**Your instructions**. From the entries below, copy out every line with "script" in it.

**Dataset excerpts**.

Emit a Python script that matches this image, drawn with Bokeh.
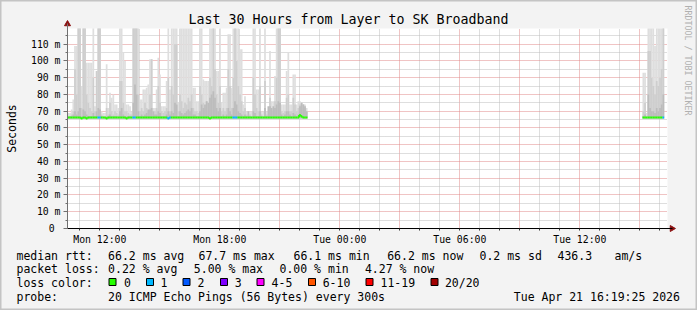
---
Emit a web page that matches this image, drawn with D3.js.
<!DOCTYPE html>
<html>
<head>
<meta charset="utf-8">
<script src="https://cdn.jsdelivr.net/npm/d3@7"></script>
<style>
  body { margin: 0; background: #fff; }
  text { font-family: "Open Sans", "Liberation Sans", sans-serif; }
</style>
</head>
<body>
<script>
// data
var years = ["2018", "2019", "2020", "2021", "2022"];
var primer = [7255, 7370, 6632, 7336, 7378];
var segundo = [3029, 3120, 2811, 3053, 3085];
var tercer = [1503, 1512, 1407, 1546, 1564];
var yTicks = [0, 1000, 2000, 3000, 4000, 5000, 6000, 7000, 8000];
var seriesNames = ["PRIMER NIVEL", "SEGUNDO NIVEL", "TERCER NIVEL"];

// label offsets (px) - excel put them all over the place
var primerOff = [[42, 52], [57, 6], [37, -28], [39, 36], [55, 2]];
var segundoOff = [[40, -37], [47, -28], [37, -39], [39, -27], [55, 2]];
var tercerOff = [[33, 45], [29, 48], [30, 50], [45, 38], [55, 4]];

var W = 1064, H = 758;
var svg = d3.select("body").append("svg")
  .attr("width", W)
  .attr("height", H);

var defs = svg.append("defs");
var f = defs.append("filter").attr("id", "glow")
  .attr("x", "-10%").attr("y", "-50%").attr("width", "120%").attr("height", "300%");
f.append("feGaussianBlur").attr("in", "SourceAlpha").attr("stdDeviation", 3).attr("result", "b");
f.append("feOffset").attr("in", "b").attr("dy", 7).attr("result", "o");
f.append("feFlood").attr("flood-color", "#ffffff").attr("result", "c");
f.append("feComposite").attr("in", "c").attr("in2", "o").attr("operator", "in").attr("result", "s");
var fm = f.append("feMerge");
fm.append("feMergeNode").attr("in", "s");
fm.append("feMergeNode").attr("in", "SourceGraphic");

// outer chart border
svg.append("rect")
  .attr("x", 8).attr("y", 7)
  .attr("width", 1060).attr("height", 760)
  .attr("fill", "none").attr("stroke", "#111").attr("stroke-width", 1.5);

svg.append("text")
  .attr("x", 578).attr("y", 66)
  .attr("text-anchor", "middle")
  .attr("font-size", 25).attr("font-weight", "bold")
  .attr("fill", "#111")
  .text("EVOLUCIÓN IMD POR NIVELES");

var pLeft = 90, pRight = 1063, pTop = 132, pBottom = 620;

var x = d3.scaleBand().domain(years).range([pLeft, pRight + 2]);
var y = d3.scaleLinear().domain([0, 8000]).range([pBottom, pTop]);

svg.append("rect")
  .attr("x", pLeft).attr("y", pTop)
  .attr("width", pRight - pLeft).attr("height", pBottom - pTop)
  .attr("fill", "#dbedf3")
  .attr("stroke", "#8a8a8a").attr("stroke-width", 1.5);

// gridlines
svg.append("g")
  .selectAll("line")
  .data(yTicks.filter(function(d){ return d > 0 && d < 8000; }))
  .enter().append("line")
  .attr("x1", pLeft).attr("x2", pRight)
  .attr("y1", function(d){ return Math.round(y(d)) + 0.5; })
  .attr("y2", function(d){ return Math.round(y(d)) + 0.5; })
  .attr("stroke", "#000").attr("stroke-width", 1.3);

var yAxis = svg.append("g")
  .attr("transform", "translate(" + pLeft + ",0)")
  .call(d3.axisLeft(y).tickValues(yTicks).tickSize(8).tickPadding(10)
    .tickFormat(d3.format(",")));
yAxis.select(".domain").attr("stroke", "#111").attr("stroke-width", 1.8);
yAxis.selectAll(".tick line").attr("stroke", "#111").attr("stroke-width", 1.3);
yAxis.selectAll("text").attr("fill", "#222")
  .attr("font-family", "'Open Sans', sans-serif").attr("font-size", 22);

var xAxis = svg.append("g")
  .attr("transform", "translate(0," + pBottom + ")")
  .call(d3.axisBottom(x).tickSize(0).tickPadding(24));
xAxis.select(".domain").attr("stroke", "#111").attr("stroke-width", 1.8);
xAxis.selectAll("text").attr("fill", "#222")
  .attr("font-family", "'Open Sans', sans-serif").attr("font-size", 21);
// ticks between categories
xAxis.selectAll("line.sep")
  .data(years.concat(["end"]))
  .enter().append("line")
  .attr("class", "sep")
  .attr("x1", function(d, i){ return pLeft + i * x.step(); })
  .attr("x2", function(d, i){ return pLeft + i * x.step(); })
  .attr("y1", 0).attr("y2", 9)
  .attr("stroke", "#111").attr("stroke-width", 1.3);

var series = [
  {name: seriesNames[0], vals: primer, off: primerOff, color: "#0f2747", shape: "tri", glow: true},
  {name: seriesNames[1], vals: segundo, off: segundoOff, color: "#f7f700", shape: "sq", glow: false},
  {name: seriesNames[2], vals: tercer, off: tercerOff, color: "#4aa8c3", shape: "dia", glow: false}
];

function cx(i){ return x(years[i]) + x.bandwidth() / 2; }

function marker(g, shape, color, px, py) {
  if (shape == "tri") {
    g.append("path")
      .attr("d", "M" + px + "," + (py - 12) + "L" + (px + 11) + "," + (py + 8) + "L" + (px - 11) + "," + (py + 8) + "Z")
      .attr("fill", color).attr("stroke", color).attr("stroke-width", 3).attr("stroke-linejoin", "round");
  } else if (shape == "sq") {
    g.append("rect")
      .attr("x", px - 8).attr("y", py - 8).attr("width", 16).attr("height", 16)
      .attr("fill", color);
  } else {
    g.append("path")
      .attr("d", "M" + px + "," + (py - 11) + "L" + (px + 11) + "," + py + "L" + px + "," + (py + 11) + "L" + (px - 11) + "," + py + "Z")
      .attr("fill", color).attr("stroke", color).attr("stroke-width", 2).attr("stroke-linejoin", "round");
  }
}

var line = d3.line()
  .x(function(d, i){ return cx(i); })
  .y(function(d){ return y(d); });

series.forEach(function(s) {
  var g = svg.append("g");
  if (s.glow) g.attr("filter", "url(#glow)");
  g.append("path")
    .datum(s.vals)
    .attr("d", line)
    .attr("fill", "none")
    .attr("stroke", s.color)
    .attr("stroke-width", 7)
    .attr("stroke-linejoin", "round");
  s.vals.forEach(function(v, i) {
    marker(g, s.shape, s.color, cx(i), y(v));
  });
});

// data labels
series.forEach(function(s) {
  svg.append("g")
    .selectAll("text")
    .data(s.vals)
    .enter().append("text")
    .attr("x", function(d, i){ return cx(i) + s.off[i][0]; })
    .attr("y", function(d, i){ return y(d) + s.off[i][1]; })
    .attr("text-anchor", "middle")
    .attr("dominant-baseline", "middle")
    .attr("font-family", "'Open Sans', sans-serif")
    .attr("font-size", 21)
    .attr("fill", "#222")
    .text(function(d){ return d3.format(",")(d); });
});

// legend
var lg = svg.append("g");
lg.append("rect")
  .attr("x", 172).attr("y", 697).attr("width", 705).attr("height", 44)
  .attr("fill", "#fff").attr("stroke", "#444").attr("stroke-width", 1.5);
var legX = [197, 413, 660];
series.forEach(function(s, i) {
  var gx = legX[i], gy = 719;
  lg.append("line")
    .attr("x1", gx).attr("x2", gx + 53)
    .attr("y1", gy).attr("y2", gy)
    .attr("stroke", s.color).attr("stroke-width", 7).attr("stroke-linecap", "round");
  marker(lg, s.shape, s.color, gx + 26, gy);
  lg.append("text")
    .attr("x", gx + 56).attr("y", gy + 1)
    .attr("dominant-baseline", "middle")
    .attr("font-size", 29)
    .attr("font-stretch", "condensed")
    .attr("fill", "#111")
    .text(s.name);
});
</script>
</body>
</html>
--
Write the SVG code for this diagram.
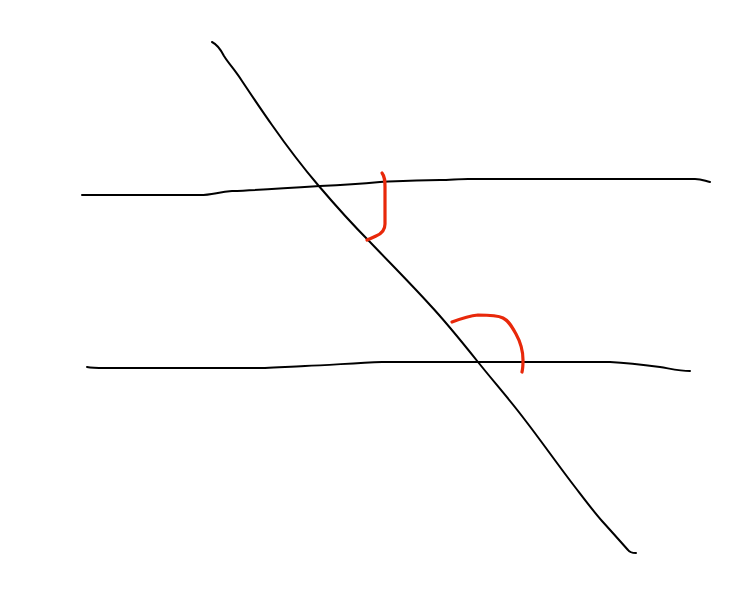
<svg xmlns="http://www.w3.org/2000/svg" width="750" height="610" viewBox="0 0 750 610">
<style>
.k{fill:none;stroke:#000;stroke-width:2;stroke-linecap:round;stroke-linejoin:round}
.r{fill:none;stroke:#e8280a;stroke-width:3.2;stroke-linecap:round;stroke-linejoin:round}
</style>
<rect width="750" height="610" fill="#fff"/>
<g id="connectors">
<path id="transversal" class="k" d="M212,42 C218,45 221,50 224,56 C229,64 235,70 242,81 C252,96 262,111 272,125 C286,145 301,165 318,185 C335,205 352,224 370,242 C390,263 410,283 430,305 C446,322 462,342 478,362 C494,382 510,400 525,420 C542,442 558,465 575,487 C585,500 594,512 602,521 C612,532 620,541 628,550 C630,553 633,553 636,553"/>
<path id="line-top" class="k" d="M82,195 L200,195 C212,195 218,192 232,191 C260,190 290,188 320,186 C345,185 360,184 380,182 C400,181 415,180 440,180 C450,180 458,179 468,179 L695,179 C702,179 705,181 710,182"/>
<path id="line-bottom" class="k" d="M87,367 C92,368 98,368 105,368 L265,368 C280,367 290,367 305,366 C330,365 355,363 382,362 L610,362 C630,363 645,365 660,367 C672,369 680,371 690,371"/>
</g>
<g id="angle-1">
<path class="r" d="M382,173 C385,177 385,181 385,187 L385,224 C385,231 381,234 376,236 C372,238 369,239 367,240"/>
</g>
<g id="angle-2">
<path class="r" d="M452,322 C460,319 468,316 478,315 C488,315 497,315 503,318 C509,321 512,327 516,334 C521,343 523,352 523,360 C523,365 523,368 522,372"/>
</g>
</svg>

**Completed task**.
Emit a Python script that matches this image, drawn with Bokeh.
<script src="https://cdn.jsdelivr.net/npm/d3@7"></script>
<script>
</script>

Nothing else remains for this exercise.